The Tamil Tigers of Sri Lanka are undoubtedly one of the most organized, effective and brutal terrorist groups in the world. They invented the suicide vest and, according to the FBI, are the only terrorist group to have assassinated two world leaders. The rebels, based in northern and eastern Sri Lanka, have been waging a violent offensive against the central government on and off for more than 20 years. Federal forces recently announced they had captured the Tigers' capital, Kilinochchi, but it's a safe bet that, regardless of territory lost or possibly dwindling ranks, the guerillas will not give up their fight willingly.

The Tigers — which include 5,000 to 10,000 guerillas — are fighting to secede from the the island country of Sri Lanka. Tamils originally immigrated to Sri Lanka from southern India and make up 10 to 15% of the population, compared to the majority Sinhalese, who constitute about 75%. In 1972, the Sinhalese-controlled Sri Lankan government declared Sinhala and Buddhism the official language and religion. The Tamils, who practice Hinduism and have their own language, took this action as an affront, and Vellupillai Prabhakaran founded the Tigers soon after. The group is formally known as the Liberation Tigers of Tamil Eelam (LTTE). (See pictures of Sri Lanka on the brink of civil war in 2006)

During the first years of their existence, the Tigers were one of several resistance groups competing for support from the Sri Lankan Tamil population. But after a 1983 LTTE attack on Sri Lankan security forces sparked riots across the country that left hundreds of Tamils dead, they emerged as the dominate Tamil insurgent group. Since then, the Tigers have plotted many brutal attacks, including more than 200 by suicide bombers, according to the Council on Foreign Relations. Tens of thousands of Sri Lankans have been killed in the conflict and more have been displaced. The LTTE has bombed public buildings and transportation hubs, Buddhist temples and other locations, and is known for missions involving female suicide bombers and for recruitment of child soldiers. Fighters reportedly wear cyanide capsules around their necks that they swallow if they are about to be captured by government forces. The Tamils have ground and sea forces and are well armed with rockets, grenade launchers and other weapons.
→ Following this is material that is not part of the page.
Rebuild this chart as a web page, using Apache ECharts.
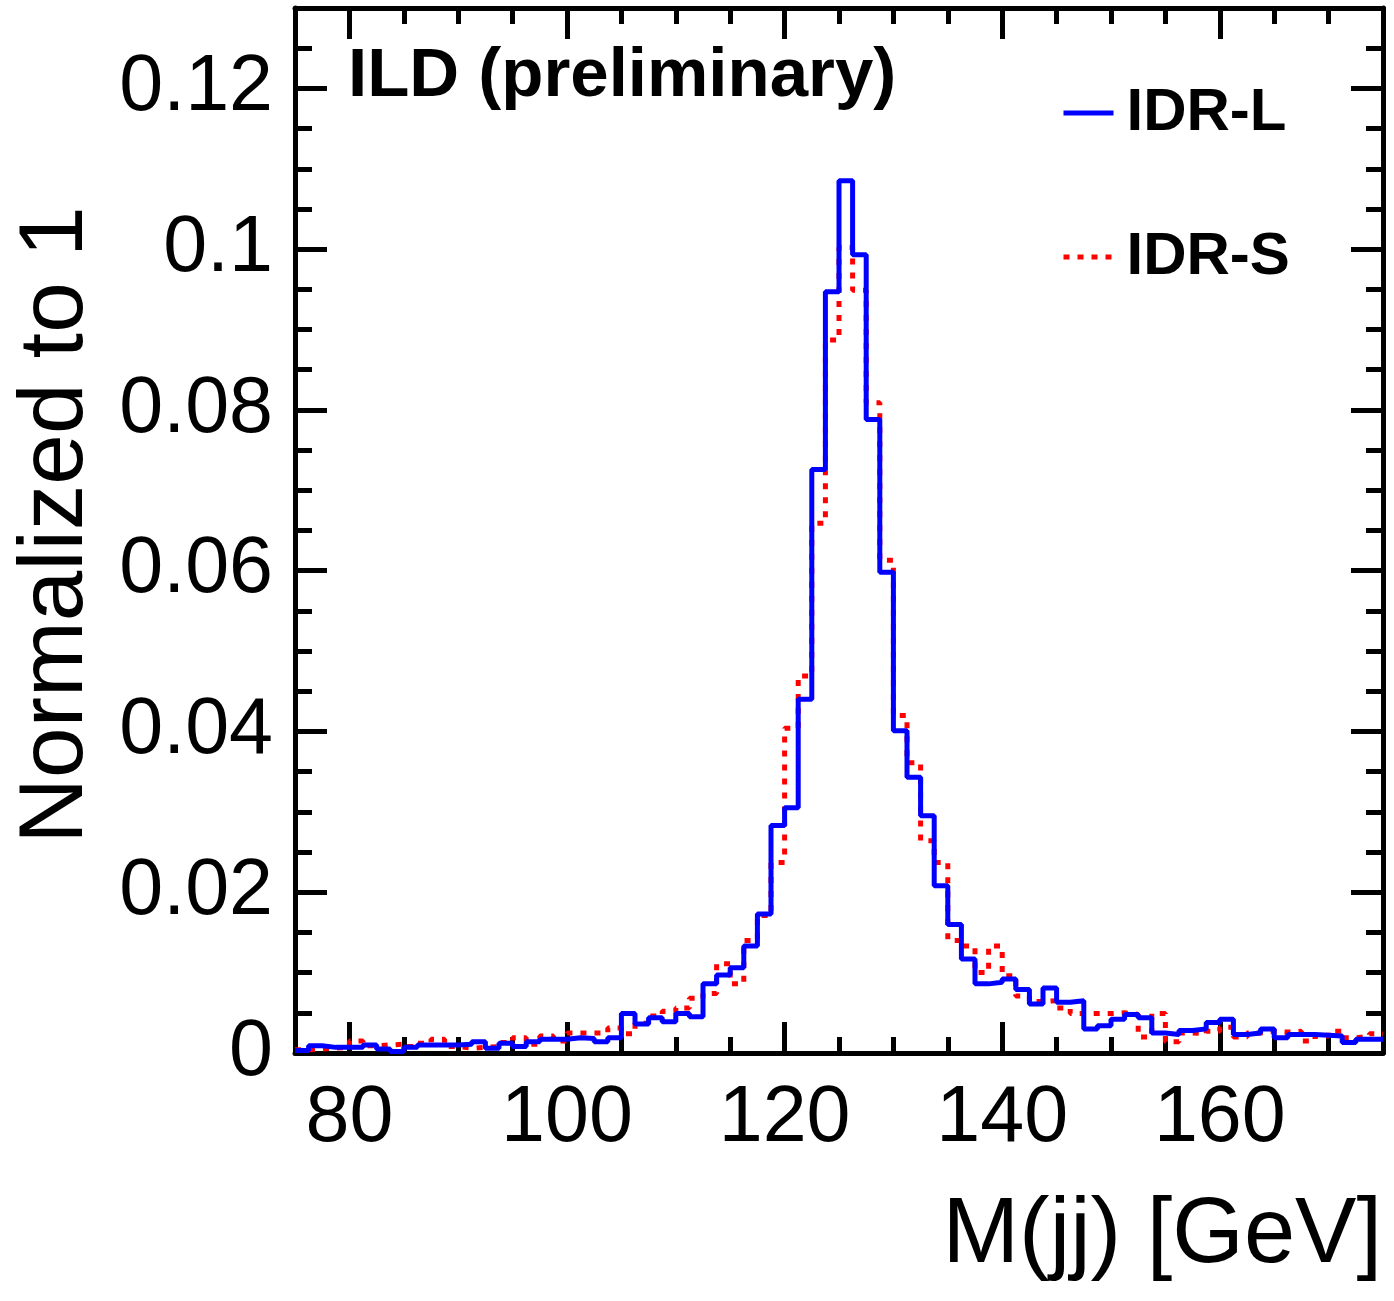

The Indian government, which reportedly provided some quiet support to the LTTE in its early years, sent peacekeeping troops to Sri Lanka in the late 1980s to help quell the violence ravaging the country. Unable to stop the bloodshed, they pulled out by 1990. Throughout the following decade, the Tigers continued to mount violent attacks, assassinating the president in 1993 and the former Prime Minister of India in 1991, among others.

Through their history, the Tigers have financed their operations with bank robberies and drug smuggling, among other illegal acts. They are also believed to get much of their support from ethnic Tamils living in Western Europe and Canada. Some estimates say the LTTE raises more than $200 million a year.

The most recent cease-fire agreement between the Tamil Tigers and the Sri Lankan government, brokered by Norway in 2002, was constantly broken and the government officially pulled out of it in January 2008. In the past year, the federal forces have tried to forcefully put down the Tigers, pushing into their strongholds and leading up to the January 2 capture of Kilinochchi. In a speech announcing the takeover, Sri Lankan President Mahinda Rajapaksa called on the Tamil Tigers to surrender. Hours later, a suicide bomber struck the air force headquarters in the country's capital, Colombo, killing at least two.